Jakarta, Cyeber Indonesia – Polemik pemilihan (RW.10) di Apartemen Greenbay Pluit, Kecamatan Penjaringan, Jakarta Utara, kembali mencuat muncul kembali ke permukaan. Perwakilan tiga warga Greenbay lagi-lagi mendatangi Balaikota DKI Jakarta, DPRD DKI, Walikota Jakarta Utara, hingga Kantor Kecamatan Penjaringan untuk menyampaikan surat resmi terkait dugaan pelanggaran dalam proses pemilihan RW.
Surat yang dibawa warga ini berisi laporan adanya indikasi kuat rekayasa dalam pemilihan Ketua RW 10. Mereka menilai proses demokrasi tingkat lingkungan tersebut tidak berjalan sesuai aturan, bahkan sarat kepentingan pihak tertentu yang mencoba mengondisikan hasil akhir.
Perwakilan warga, Elsye Noverita mengatakan proses pemilihan yang seharusnya berlangsung jujur, transparan justru dipenuhi sejumlah kejanggalan. Mulai dari verifikasi administrasi calon, dukungan lurah yang dinilai tidak netral, hingga dugaan pengabaian syarat-syarat formal bagi kandidat yang seharusnya gugur sejak awal.
“Pemilu RW ini seolah-olah sudah diatur sejak awal. Beberapa syarat penting diabaikan, sementara keberatan warga sama sekali tidak digubris. Inilah alasan kami harus mengadu lagi ke pemerintah provinsi,” ujar Elsye, pada awak media, Jum’at (19/9/2025).
Kekecewaan masyarakat Greenbay Pluit semakin besar karena laporan mereka sebelumnya tak kunjung mendapat respon yang jelas. Kehadiran mereka bolak-balik ke Balaikota dan DPRD DKI merupakan bentuk desakan agar pemerintah turun tangan langsung.
Mereka meminta agar proses pemilihan RW 10 ditinjau ulang, bahkan bila perlu dilakukan pemungutan suara ulang. Tujuannya, agar hasil pemilihan benar-benar mencerminkan aspirasi warga, bukan hasil rekayasa segelintir pihak.
“RW itu adalah perpanjangan tangan warga.
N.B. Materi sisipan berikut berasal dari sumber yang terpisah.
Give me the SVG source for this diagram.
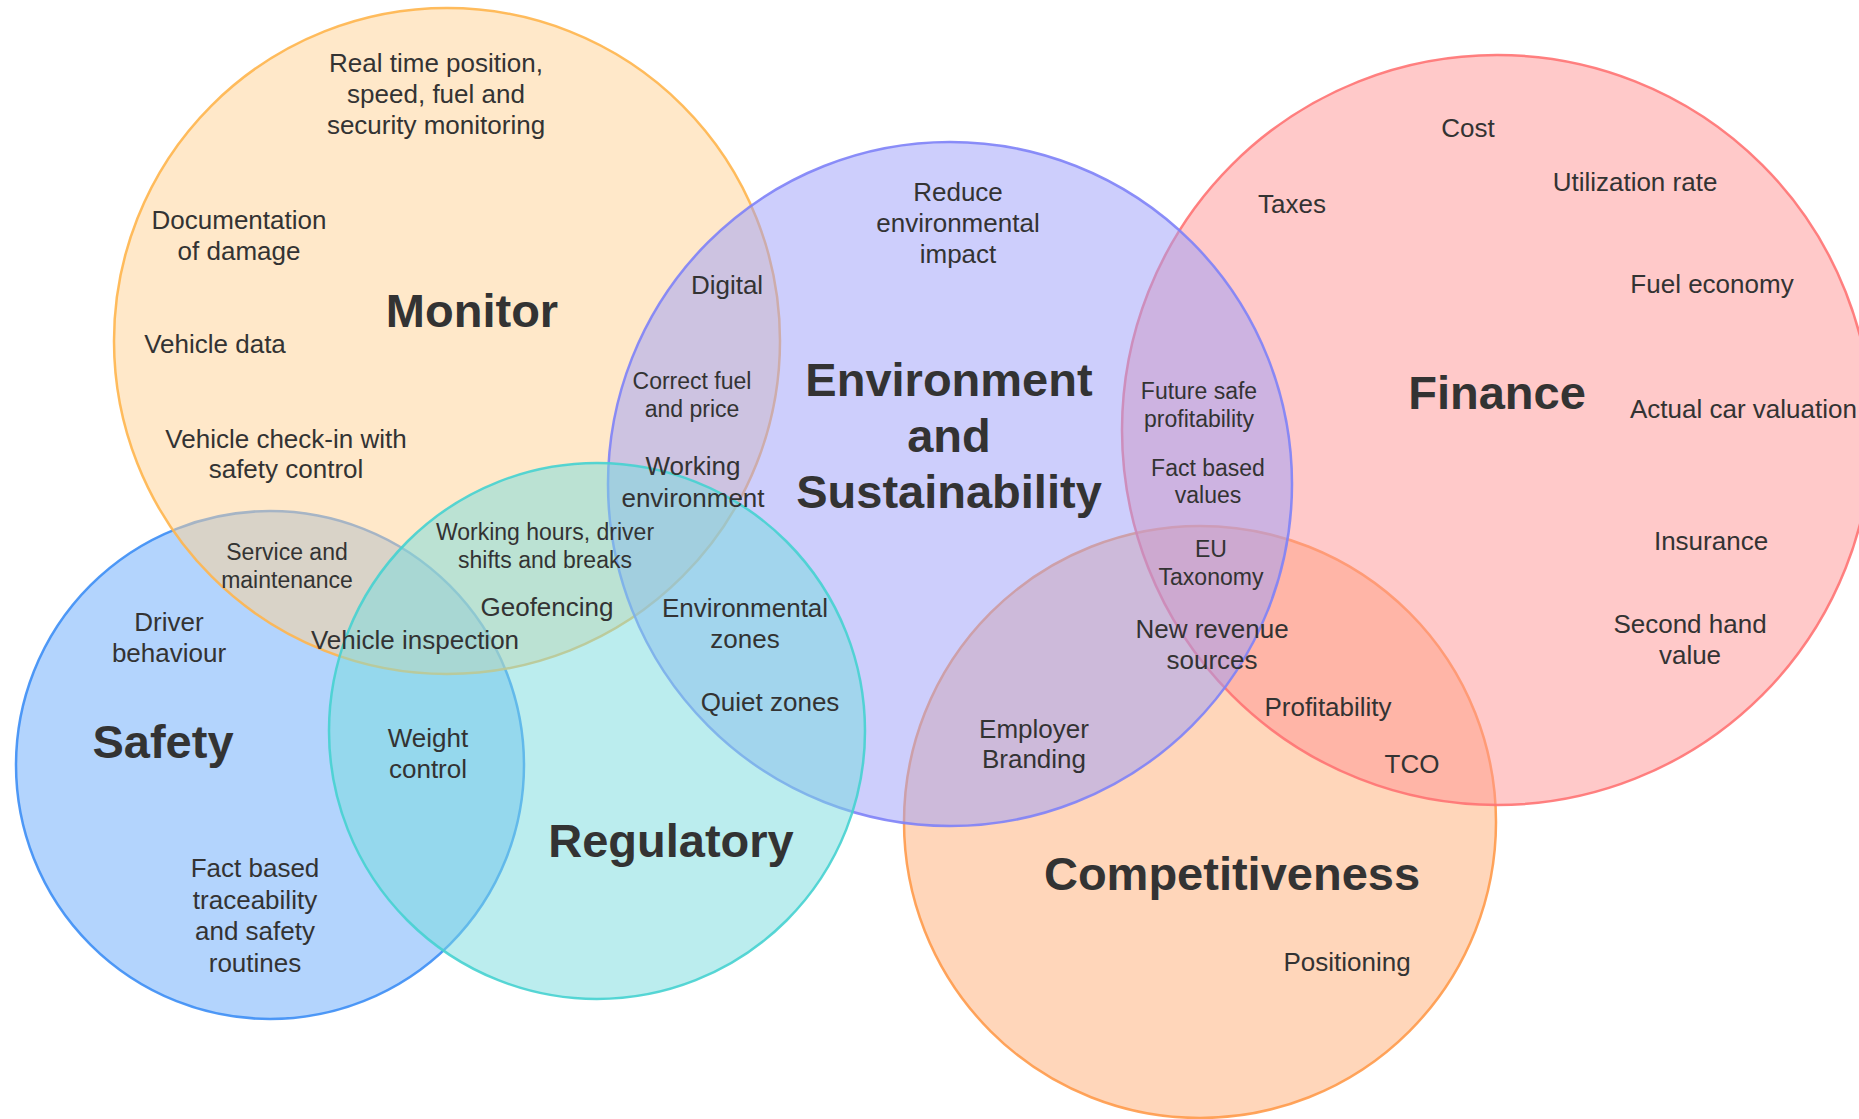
<svg xmlns="http://www.w3.org/2000/svg" width="1859" height="1119" viewBox="0 0 1859 1119">
<style>
.set{fill-opacity:0.5;stroke-width:2.5;stroke-opacity:0.9}
text{font-family:"Liberation Sans",Arial,sans-serif;fill:#333333;text-anchor:middle}
.b{font-size:26px}
.s{font-size:23px}
.t{font-size:47px;font-weight:bold}
</style>
<rect width="1859" height="1119" fill="#ffffff"/>
<g id="sets">
<g id="safety"><circle class="set" cx="270" cy="765" r="254" fill="#67A9FB" stroke="#3D8EF5"/></g>
<g id="monitor"><circle class="set" cx="447" cy="341" r="333" fill="#FFD193" stroke="#FFB54D"/></g>
<g id="competitiveness"><circle class="set" cx="1200" cy="822" r="296" fill="#FFAD75" stroke="#FF9A4A"/></g>
<g id="finance"><circle class="set" cx="1497" cy="430" r="375" fill="#FF9393" stroke="#FF7373"/></g>
<g id="environment"><circle class="set" cx="950" cy="484" r="342" fill="#9B9DF9" stroke="#7E82F7"/></g>
<g id="regulatory"><circle class="set" cx="597" cy="731" r="268" fill="#77DBDD" stroke="#46D1D0"/></g>
</g>
<g id="labels">
<g id="monitor-labels">
<text class="t" x="472" y="327">Monitor</text>
<text class="b" x="436" y="72">Real time position,</text>
<text class="b" x="436" y="103">speed, fuel and</text>
<text class="b" x="436" y="134">security monitoring</text>
<text class="b" x="239" y="229">Documentation</text>
<text class="b" x="239" y="260">of damage</text>
<text class="b" x="215" y="353">Vehicle data</text>
<text class="b" x="286" y="448">Vehicle check-in with</text>
<text class="b" x="286" y="478">safety control</text>
</g>
<g id="environment-labels">
<text class="t" x="949" y="396">Environment</text>
<text class="t" x="949" y="452">and</text>
<text class="t" x="949" y="508">Sustainability</text>
<text class="b" x="958" y="201">Reduce</text>
<text class="b" x="958" y="232">environmental</text>
<text class="b" x="958" y="263">impact</text>
<text class="b" x="727" y="294">Digital</text>
<text class="s" x="692" y="389">Correct fuel</text>
<text class="s" x="692" y="417">and price</text>
<text class="b" x="693" y="475">Working</text>
<text class="b" x="693" y="507">environment</text>
</g>
<g id="regulatory-labels">
<text class="t" x="671" y="857">Regulatory</text>
<text class="s" x="545" y="540">Working hours, driver</text>
<text class="s" x="545" y="568">shifts and breaks</text>
<text class="b" x="547" y="616">Geofencing</text>
<text class="b" x="415" y="649">Vehicle inspection</text>
<text class="b" x="745" y="617">Environmental</text>
<text class="b" x="745" y="648">zones</text>
<text class="b" x="770" y="711">Quiet zones</text>
<text class="b" x="428" y="747">Weight</text>
<text class="b" x="428" y="778">control</text>
</g>
<g id="safety-labels">
<text class="t" x="163" y="758">Safety</text>
<text class="s" x="287" y="560">Service and</text>
<text class="s" x="287" y="588">maintenance</text>
<text class="b" x="169" y="631">Driver</text>
<text class="b" x="169" y="662">behaviour</text>
<text class="b" x="255" y="877">Fact based</text>
<text class="b" x="255" y="909">traceability</text>
<text class="b" x="255" y="940">and safety</text>
<text class="b" x="255" y="972">routines</text>
</g>
<g id="finance-labels">
<text class="t" x="1497" y="409">Finance</text>
<text class="b" x="1468" y="137">Cost</text>
<text class="b" x="1635" y="191">Utilization rate</text>
<text class="b" x="1292" y="213">Taxes</text>
<text class="b" x="1712" y="293">Fuel economy</text>
<text class="b" x="1630" y="418" style="text-anchor:start">Actual car valuation</text>
<text class="b" x="1711" y="550">Insurance</text>
<text class="b" x="1690" y="633">Second hand</text>
<text class="b" x="1690" y="664">value</text>
<text class="s" x="1199" y="399">Future safe</text>
<text class="s" x="1199" y="427">profitability</text>
<text class="s" x="1208" y="476">Fact based</text>
<text class="s" x="1208" y="503">values</text>
<text class="s" x="1211" y="557">EU</text>
<text class="s" x="1211" y="585">Taxonomy</text>
</g>
<g id="competitiveness-labels">
<text class="t" x="1232" y="890">Competitiveness</text>
<text class="b" x="1212" y="638">New revenue</text>
<text class="b" x="1212" y="669">sources</text>
<text class="b" x="1328" y="716">Profitability</text>
<text class="b" x="1412" y="773">TCO</text>
<text class="b" x="1034" y="738">Employer</text>
<text class="b" x="1034" y="768">Branding</text>
<text class="b" x="1347" y="971">Positioning</text>
</g>
</g>
</svg>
Kalau sejak awal proses pemilihannya cacat hukum, bagaimana mungkin RW bisa menjalankan amanah masyarakat?” ungkapnya.
Tak hanya menyasar eksekutif, perwakilan warga Greenbay Pluit juga berharap DPRD DKI menjalankan fungsi pengawasan. Menurut mereka, DPRD tidak boleh tinggal diam melihat adanya indikasi pelanggaran demokrasi di tingkat lokal, apalagi jika menyangkut kehidupan ribuan penghuni apartemen.
Anggota DPRD disebut memiliki peran penting untuk memastikan setiap proses pemilihan RW berjalan sesuai aturan, bebas dari intervensi, serta mengedepankan prinsip demokrasi partisipatif.
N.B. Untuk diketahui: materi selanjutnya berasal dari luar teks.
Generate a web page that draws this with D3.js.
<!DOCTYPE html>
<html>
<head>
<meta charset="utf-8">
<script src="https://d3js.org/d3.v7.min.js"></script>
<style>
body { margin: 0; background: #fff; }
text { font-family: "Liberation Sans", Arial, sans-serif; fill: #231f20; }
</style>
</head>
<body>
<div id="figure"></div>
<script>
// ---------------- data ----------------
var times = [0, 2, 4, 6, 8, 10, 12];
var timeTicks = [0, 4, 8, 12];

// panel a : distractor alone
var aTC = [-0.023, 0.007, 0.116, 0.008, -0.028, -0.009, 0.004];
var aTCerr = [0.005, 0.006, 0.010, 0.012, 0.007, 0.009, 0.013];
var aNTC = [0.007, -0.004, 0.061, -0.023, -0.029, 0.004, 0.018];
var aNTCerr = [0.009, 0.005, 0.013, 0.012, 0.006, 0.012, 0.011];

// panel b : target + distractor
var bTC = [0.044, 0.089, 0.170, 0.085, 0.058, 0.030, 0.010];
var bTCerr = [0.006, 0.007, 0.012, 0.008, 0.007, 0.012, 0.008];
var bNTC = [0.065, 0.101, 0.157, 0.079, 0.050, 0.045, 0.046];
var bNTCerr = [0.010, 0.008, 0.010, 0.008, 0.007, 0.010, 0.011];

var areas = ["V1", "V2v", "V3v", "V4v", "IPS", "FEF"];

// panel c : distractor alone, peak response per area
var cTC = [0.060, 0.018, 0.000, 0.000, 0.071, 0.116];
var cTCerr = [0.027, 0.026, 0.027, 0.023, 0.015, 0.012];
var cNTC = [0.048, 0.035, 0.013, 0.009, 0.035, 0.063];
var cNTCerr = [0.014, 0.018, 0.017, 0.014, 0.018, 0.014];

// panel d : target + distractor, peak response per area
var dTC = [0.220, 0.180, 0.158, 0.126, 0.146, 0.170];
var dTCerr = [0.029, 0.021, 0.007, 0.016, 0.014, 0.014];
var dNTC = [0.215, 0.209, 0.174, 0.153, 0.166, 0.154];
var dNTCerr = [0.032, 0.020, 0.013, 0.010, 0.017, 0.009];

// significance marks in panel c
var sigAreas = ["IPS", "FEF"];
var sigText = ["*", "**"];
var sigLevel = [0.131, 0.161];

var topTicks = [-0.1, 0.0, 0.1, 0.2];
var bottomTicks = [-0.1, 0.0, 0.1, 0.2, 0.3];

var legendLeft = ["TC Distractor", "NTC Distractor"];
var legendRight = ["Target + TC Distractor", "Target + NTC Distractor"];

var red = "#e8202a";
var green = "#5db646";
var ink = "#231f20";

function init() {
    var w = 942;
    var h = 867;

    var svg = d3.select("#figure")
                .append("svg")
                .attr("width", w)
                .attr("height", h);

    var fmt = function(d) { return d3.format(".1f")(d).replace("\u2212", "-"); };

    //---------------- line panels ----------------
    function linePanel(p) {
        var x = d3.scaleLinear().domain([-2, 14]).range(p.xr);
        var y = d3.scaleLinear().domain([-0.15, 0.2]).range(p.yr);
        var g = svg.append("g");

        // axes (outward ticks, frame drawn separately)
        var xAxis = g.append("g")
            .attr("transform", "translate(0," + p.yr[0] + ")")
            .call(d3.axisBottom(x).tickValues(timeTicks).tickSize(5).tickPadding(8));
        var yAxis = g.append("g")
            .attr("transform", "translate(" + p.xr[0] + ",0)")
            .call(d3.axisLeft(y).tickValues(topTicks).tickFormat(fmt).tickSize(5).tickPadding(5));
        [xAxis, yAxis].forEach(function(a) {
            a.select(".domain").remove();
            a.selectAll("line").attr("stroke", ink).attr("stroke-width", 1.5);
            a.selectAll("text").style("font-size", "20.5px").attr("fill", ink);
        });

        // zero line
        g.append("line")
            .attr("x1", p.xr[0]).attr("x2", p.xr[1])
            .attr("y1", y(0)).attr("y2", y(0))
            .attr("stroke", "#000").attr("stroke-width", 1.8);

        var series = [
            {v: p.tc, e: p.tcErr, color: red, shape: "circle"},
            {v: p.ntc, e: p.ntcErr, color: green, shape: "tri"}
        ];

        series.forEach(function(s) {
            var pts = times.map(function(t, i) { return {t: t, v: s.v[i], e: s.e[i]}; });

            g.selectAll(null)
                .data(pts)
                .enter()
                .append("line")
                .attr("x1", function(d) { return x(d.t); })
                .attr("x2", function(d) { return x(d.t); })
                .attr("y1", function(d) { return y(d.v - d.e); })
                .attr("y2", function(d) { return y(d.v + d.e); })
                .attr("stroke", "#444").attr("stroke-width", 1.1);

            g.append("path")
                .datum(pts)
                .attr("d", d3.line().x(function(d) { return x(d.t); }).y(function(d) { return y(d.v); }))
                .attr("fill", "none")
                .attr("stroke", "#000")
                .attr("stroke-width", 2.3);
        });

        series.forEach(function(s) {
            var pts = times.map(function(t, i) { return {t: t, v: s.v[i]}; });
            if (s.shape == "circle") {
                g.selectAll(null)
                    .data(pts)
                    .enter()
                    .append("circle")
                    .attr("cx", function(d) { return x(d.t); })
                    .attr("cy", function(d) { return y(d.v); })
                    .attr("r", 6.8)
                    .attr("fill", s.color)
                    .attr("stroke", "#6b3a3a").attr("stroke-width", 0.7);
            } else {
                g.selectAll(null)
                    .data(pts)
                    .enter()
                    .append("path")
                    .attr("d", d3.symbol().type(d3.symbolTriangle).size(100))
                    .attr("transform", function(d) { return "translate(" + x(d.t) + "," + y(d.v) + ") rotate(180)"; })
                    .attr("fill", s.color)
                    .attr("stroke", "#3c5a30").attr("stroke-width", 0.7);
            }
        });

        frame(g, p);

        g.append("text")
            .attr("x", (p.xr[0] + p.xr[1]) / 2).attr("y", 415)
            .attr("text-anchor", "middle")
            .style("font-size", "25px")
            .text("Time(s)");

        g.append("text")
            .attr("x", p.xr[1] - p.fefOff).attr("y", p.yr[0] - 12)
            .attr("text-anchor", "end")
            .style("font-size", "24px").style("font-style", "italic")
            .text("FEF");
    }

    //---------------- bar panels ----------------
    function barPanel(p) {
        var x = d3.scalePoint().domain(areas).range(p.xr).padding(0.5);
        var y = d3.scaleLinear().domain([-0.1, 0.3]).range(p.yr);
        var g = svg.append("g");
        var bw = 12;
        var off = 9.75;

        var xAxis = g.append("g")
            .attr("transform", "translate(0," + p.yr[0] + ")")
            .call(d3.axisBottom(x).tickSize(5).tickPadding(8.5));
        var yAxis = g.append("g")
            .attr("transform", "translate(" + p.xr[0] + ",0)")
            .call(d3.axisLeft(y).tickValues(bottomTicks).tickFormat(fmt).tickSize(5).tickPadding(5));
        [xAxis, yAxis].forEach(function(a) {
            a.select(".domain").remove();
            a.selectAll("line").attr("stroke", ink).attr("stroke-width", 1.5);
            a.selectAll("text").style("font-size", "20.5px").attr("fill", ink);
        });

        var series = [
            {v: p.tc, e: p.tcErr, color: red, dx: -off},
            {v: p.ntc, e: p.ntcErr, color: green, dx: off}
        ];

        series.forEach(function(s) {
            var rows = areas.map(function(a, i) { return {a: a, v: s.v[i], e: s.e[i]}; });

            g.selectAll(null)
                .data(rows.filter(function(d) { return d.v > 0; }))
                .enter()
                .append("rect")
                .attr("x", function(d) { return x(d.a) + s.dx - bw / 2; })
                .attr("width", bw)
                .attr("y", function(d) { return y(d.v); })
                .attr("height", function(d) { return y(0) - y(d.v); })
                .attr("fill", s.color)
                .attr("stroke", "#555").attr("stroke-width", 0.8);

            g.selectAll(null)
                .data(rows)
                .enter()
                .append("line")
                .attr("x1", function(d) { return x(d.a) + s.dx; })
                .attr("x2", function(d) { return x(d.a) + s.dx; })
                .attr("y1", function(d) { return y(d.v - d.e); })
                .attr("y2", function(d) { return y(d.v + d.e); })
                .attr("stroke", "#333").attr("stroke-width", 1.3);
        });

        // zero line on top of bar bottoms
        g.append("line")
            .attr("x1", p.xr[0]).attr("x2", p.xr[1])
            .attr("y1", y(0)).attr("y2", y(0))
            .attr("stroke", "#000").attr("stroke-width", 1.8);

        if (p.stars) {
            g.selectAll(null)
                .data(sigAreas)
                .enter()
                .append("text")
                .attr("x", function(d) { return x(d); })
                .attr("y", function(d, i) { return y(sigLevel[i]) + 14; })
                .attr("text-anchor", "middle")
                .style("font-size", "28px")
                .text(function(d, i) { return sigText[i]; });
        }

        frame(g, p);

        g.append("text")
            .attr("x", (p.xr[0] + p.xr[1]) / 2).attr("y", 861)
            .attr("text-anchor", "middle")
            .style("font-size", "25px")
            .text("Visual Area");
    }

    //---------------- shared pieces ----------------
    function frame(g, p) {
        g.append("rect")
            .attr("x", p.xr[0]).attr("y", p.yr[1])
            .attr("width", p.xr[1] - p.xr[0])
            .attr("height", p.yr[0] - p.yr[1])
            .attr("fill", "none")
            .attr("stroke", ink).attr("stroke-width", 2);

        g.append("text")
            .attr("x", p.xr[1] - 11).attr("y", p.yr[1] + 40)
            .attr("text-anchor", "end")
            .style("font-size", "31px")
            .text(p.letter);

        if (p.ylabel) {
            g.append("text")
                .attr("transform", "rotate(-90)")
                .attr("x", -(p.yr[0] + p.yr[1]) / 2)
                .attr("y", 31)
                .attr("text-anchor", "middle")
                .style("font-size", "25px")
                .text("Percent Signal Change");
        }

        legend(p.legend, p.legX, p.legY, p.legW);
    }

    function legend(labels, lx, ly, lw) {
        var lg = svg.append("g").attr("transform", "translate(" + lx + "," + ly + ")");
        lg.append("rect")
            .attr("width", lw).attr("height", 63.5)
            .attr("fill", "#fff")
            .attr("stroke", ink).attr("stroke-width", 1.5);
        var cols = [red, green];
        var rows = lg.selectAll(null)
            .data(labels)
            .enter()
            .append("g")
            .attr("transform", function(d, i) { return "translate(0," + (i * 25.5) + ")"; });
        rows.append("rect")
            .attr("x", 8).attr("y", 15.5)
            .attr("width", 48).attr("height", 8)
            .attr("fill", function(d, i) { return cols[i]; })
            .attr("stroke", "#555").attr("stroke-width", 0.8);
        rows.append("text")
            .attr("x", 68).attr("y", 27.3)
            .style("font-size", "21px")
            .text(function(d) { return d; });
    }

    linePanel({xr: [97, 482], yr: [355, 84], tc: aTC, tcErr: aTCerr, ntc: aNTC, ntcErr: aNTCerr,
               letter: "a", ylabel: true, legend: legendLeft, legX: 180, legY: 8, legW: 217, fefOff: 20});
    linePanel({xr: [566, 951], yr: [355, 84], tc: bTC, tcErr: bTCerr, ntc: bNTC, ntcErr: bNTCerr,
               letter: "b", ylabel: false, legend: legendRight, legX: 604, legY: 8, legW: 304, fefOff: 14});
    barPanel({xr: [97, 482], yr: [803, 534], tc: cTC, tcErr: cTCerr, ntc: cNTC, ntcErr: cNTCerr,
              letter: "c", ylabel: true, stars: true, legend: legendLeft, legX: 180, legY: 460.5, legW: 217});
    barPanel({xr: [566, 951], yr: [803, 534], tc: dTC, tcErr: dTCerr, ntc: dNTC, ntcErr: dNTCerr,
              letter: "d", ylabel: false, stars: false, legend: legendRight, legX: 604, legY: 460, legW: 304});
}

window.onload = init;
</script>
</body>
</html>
Kasus di Greenbay Pluit ini menjadi contoh betapa rentannya praktik demokrasi di level terbawah. Seharusnya pemilihan RW menjadi ruang partisipasi warga yang sehat, namun faktanya seringkali diselimuti intrik, kepentingan politik lokal, bahkan manipulasi aturan.
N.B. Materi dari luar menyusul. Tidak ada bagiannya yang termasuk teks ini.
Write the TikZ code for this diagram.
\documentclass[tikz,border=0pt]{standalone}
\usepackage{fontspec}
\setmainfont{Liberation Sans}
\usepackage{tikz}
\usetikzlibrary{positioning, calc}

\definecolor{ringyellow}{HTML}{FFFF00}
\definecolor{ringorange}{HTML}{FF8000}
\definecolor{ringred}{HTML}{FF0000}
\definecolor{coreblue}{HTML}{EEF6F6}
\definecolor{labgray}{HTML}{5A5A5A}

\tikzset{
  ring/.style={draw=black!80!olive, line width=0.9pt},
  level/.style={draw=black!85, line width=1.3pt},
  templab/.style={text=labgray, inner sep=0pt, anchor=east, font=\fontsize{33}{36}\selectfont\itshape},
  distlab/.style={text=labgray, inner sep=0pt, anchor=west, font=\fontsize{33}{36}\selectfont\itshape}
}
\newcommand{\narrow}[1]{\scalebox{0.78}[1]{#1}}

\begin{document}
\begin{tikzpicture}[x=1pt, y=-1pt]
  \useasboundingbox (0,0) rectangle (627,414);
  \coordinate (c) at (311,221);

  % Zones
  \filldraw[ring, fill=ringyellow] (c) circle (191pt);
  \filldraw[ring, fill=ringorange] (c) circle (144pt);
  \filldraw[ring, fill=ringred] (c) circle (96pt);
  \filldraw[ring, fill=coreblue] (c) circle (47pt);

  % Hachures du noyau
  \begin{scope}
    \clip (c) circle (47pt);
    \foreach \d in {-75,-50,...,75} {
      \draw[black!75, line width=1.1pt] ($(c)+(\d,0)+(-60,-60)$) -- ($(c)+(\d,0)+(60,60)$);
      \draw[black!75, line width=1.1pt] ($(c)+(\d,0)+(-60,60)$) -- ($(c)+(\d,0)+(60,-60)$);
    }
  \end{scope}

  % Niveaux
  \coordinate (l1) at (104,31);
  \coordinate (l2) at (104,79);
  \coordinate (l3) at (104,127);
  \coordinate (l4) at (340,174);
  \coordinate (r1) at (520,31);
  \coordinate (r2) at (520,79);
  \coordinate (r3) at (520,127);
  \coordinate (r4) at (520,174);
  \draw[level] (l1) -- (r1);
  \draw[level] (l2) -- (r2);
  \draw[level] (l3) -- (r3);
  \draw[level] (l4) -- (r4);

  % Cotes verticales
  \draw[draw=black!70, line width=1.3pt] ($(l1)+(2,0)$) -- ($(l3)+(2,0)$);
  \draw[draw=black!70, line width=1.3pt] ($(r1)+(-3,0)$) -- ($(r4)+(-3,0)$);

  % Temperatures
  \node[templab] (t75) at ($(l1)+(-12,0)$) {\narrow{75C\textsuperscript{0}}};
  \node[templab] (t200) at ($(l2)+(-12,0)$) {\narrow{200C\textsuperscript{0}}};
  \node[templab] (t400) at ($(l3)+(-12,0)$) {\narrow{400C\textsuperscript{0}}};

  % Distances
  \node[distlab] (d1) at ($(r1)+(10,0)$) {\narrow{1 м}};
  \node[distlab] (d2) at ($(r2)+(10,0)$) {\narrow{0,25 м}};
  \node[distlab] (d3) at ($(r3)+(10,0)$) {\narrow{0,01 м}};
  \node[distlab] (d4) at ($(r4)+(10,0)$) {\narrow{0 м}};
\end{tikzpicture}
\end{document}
Bagi warga, RW bukan sekadar jabatan simbolik, tetapi menyangkut pengelolaan fasilitas umum, koordinasi keamanan, hingga urusan administrasi sehari-hari. Karena itu, mereka menolak jika jabatan RW hanya dijadikan alat untuk kepentingan pribadi maupun kelompok tertentu.
Meski perjuangan panjang ini melelahkan, warga Greenbay Pluit menegaskan tidak akan berhenti. Mereka berkomitmen terus menempuh jalur hukum maupun administratif demi mendapatkan keadilan.
“Kami hanya ingin keadilan ditegakkan. Pemilihan RW harus sah, transparan, dan sesuai aturan. Jika tidak, kami siap membawa persoalan ini ke tingkat yang lebih tinggi,” tegas Julianty.
Sekedar diketahui polemik pemilihan RW 10 di Apartemen Greenbay Pluit bukan sekadar persoalan lokal, tetapi menjadi cermin rapuhnya praktik demokrasi di akar rumput. Warga berharap pemerintah provinsi DKI Jakarta, DPRD, hingga aparat wilayah Penjaringan tidak menutup mata, melainkan segera mengambil langkah tegas.